Quinoa, Almond and Orange Salad
My favorite quinoa recipe to date. I love the warmth of the cumin and the cool of the parsley.
1 cup quinoa
1 cup plus 1 T orange juice, divided (can be from concentrate)
2 large oranges, peeled and cut into membrane-free segments (or a large can of drained mandarin oranges)

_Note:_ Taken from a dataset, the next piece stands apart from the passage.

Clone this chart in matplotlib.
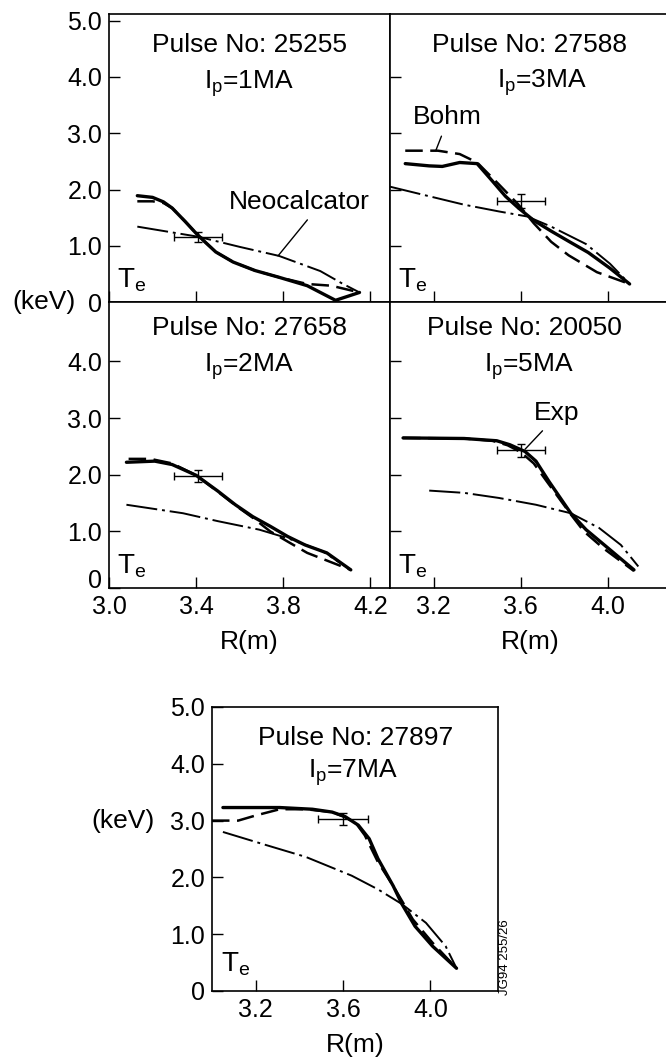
import matplotlib
matplotlib.use('Agg')
import matplotlib.pyplot as plt
import matplotlib.transforms as mtransforms

plt.rcParams['font.family'] = ['Liberation Sans', 'DejaVu Sans']
plt.rcParams['mathtext.fontset'] = 'custom'
plt.rcParams['mathtext.rm'] = 'Liberation Sans'
plt.rcParams['mathtext.it'] = 'Liberation Sans'

# (R [m], Te [keV])
exp_25255 = [(3.13, 1.89), (3.20, 1.86), (3.25, 1.78), (3.29, 1.67), (3.35, 1.43), (3.40, 1.22),
             (3.44, 1.07), (3.49, 0.89), (3.57, 0.71), (3.67, 0.56), (3.78, 0.44), (3.91, 0.29),
             (4.04, 0.03), (4.15, 0.17)]
bohm_25255 = [(3.13, 1.79), (3.20, 1.79), (3.25, 1.76), (3.29, 1.67), (3.35, 1.43), (3.40, 1.22),
              (3.44, 1.07), (3.49, 0.89), (3.57, 0.71), (3.67, 0.56), (3.78, 0.44), (3.91, 0.32),
              (4.02, 0.29), (4.15, 0.17)]
neo_25255 = [(3.13, 1.34), (3.41, 1.16), (3.60, 0.98), (3.78, 0.82), (3.97, 0.55), (4.07, 0.33),
             (4.15, 0.17)]
err_25255 = (3.41, 1.15, 0.11, 0.09)

exp_27588 = [(3.07, 2.46), (3.18, 2.42), (3.24, 2.41), (3.32, 2.48), (3.40, 2.46), (3.47, 2.15),
             (3.53, 1.88), (3.59, 1.67), (3.66, 1.45), (3.74, 1.26), (3.82, 1.08), (3.91, 0.88),
             (4.01, 0.60), (4.10, 0.32)]
bohm_27588 = [(3.07, 2.69), (3.22, 2.69), (3.32, 2.63), (3.40, 2.48), (3.50, 2.09), (3.59, 1.73),
              (3.66, 1.40), (3.74, 1.07), (3.82, 0.83), (3.95, 0.53), (4.10, 0.32)]
neo_27588 = [(3.00, 2.05), (3.18, 1.88), (3.34, 1.73), (3.50, 1.61), (3.63, 1.52), (3.74, 1.34),
             (3.90, 1.03), (4.01, 0.68), (4.10, 0.32)]
err_27588 = (3.60, 1.80, 0.11, 0.12)

exp_27658 = [(3.08, 2.22), (3.21, 2.24), (3.29, 2.18), (3.40, 1.99), (3.50, 1.71), (3.58, 1.47),
             (3.66, 1.26), (3.74, 1.09), (3.82, 0.91), (3.90, 0.76), (4.00, 0.62), (4.11, 0.32)]
bohm_27658 = [(3.09, 2.28), (3.19, 2.28), (3.29, 2.20), (3.40, 1.99), (3.50, 1.70), (3.58, 1.46),
              (3.66, 1.24), (3.74, 1.00), (3.82, 0.82), (3.91, 0.62), (4.01, 0.47), (4.11, 0.32)]
neo_27658 = [(3.08, 1.47), (3.34, 1.32), (3.50, 1.18), (3.69, 1.03), (3.82, 0.88), (3.98, 0.65),
             (4.11, 0.32)]
err_27658 = (3.41, 1.98, 0.11, 0.10)

exp_20050 = [(3.06, 2.65), (3.34, 2.64), (3.49, 2.60), (3.55, 2.53), (3.62, 2.41), (3.67, 2.24),
             (3.73, 1.88), (3.83, 1.32), (3.90, 1.03), (3.99, 0.74), (4.12, 0.32)]
bohm_20050 = [(3.06, 2.65), (3.34, 2.64), (3.47, 2.60), (3.54, 2.52), (3.60, 2.40), (3.66, 2.20),
              (3.72, 1.88), (3.83, 1.30), (3.89, 1.00), (3.98, 0.70), (4.12, 0.30)]
neo_20050 = [(3.18, 1.72), (3.34, 1.68), (3.50, 1.59), (3.67, 1.47), (3.83, 1.32), (3.96, 1.06),
             (4.06, 0.76), (4.14, 0.38)]
err_20050 = (3.60, 2.43, 0.11, 0.11)

exp_27897 = [(3.05, 3.23), (3.31, 3.23), (3.46, 3.20), (3.55, 3.15), (3.61, 3.07), (3.67, 2.92),
             (3.72, 2.68), (3.76, 2.33), (3.83, 1.85), (3.87, 1.53), (3.93, 1.14), (4.01, 0.79),
             (4.12, 0.40)]
bohm_27897 = [(3.00, 3.00), (3.12, 3.00), (3.20, 3.09), (3.31, 3.20), (3.43, 3.20), (3.55, 3.15),
              (3.61, 3.06), (3.66, 2.95), (3.70, 2.74), (3.76, 2.27), (3.83, 1.85), (3.92, 1.26),
              (4.01, 0.85), (4.12, 0.40)]
neo_27897 = [(3.05, 2.80), (3.23, 2.59), (3.43, 2.36), (3.64, 2.03), (3.76, 1.79), (3.87, 1.53),
             (3.98, 1.20), (4.07, 0.79), (4.12, 0.40)]
err_27897 = (3.60, 3.03, 0.115, 0.11)

W, H = 666, 1063
fig = plt.figure(figsize=(W / 100, H / 100), dpi=100)


def add_ax(x0, y0, x1, y1):
    return fig.add_axes([x0 / W, 1 - y1 / H, (x1 - x0) / W, (y1 - y0) / H])


def panel(ax, exp, bohm, neo, err, pulse, ip, title_pos, ip_pos, te_y=0.05):
    for data, kw in ((neo, dict(lw=1.4, dashes=(16, 2.5, 1.5, 2.5))),
                     (bohm, dict(lw=1.8, dashes=(7, 3))),
                     (exp, dict(lw=2.4))):
        r, t = zip(*data)
        ax.plot(r, t, color='black', solid_capstyle='round', solid_joinstyle='round', **kw)
    x, y, xe, ye = err
    ax.errorbar(x, y, xerr=xe, yerr=ye, fmt='none', ecolor='black',
                elinewidth=1.0, capsize=3, capthick=1.0)
    ax.text(title_pos[0], title_pos[1], 'Pulse No: ' + pulse, transform=ax.transAxes,
            ha='center', va='baseline', fontsize=19)
    ax.text(ip_pos[0], ip_pos[1], r'I$_\mathregular{p}$=' + ip + 'MA', transform=ax.transAxes,
            ha='center', va='baseline', fontsize=19)
    ax.text(0.03, te_y, r'T$_\mathregular{e}$', transform=ax.transAxes,
            ha='left', va='baseline', fontsize=20)
    ax.set_xlim(3.0, 4.29)
    ax.tick_params(direction='in', length=8, width=1.0, labelsize=18, pad=5)
    for s in ax.spines.values():
        s.set_linewidth(1.2)


ax1 = add_ax(109, 14, 390, 302)
ax2 = add_ax(390, 14, 671, 302)
ax3 = add_ax(109, 302, 390, 588)
ax4 = add_ax(390, 302, 671, 588)
ax5 = add_ax(212, 707, 498, 991)

panel(ax1, exp_25255, bohm_25255, neo_25255, err_25255, '25255', '1', (0.50, 0.868), (0.50, 0.74))
panel(ax2, exp_27588, bohm_27588, neo_27588, err_27588, '27588', '3', (0.495, 0.868), (0.54, 0.745))
panel(ax3, exp_27658, bohm_27658, neo_27658, err_27658, '27658', '2', (0.50, 0.885), (0.50, 0.757))
panel(ax4, exp_20050, bohm_20050, neo_20050, err_20050, '20050', '5', (0.48, 0.885), (0.495, 0.757))
panel(ax5, exp_27897, bohm_27897, neo_27897, err_27897, '27897', '7', (0.503, 0.866), (0.493, 0.75),
      te_y=0.07)

for ax in (ax1, ax2):
    ax.set_ylim(0, 5.12)
for ax in (ax3, ax4):
    ax.set_ylim(0, 5.05)
ax5.set_ylim(0, 5.0)
ax5.set_xlim(3.0, 4.31)

ax1.set_yticks([0, 1, 2, 3, 4, 5])
ax1.set_yticklabels(['0', '1.0', '2.0', '3.0', '4.0', '5.0'])
ax3.set_yticks([0, 1, 2, 3, 4])
ax3.set_yticklabels(['0', '1.0', '2.0', '3.0', '4.0'])
ax5.set_yticks([0, 1, 2, 3, 4, 5])
ax5.set_yticklabels(['0', '1.0', '2.0', '3.0', '4.0', '5.0'])
for ax in (ax2, ax4):
    ax.set_yticks([1, 2, 3, 4])
    ax.tick_params(labelleft=False)
    ax.spines['right'].set_visible(False)

for ax in (ax1, ax3):
    ax.set_xticks([3.0, 3.4, 3.8, 4.2])
    ax.set_xticklabels(['3.0', '3.4', '3.8', '4.2'])
for ax in (ax2, ax4, ax5):
    ax.set_xticks([3.2, 3.6, 4.0])
    ax.set_xticklabels(['3.2', '3.6', '4.0'])
for ax in (ax1, ax2):
    ax.tick_params(labelbottom=False)

# the "0" of the middle-left panel sits a little above its axis line
zero = ax3.yaxis.get_major_ticks()[0].label1
zero.set_transform(zero.get_transform() + mtransforms.ScaledTranslation(0, 7 / 72, fig.dpi_scale_trans))

for ax in (ax3, ax4, ax5):
    ax.set_xlabel('R(m)', fontsize=19, labelpad=8)

ax1.text(-0.12, 0.0, '(keV)', transform=ax1.transAxes, ha='right', va='center', fontsize=19)
ax5.text(-0.20, 0.6, '(keV)', transform=ax5.transAxes, ha='right', va='center', fontsize=19)

# model labels
ax1.annotate('Neocalcator', xy=(3.776, 0.82), xytext=(3.875, 1.78), ha='center', va='center',
             fontsize=19, arrowprops=dict(arrowstyle='-', lw=1.0, relpos=(0.59, 0.0),
                                          shrinkA=3, shrinkB=0))
ax2.annotate('Bohm', xy=(3.21, 2.69), xytext=(3.264, 3.28), ha='center', va='center',
             fontsize=19, arrowprops=dict(arrowstyle='-', lw=1.0, relpos=(0.45, 0.0),
                                          shrinkA=3, shrinkB=0))
ax4.annotate('Exp', xy=(3.62, 2.45), xytext=(3.767, 3.09), ha='center', va='center',
             fontsize=19, arrowprops=dict(arrowstyle='-', lw=1.0, relpos=(0.3, 0.0),
                                          shrinkA=3, shrinkB=0))

fig.text(505 / W, (H - 995) / H, 'JG94 255/26', rotation=90, ha='center', va='bottom',
         fontsize=9.5)

fig.savefig('out.png', dpi=100)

1 teaspoon orange zest (if you have it)
1/4 cup slivered almonds
1/4 teaspoon ground cumin
1/4 teaspoon ground coriander
1 T olive oil
1/2 teaspoon salt
1/4 cup parsley (or cilantro), chopped
1. Rinse the quinoa in a fine mesh sieve under cold running water (if not pre-rinsed). Drain and combine with 1 cup water and 1 cup orange juice in a saucepan. Bring to a boil; immediately reduce heat, cover and simmer until all the liquid is absorbed, about 15 minutes. (I just toss it all into my rice cooker, works like a charm.)
2. Meanwhile, place the almonds in a dry skillet over medium heat and cook, stirring occasionally, until fragrant and very lightly toasted. Set aside. Mix together 1 T orange juice, olive oil, spices and orange segments.
3. Combine the cooked quinoa, oranges and spices, toasted nuts, dressing and parsley/cilantro and serve warm or at room temperature.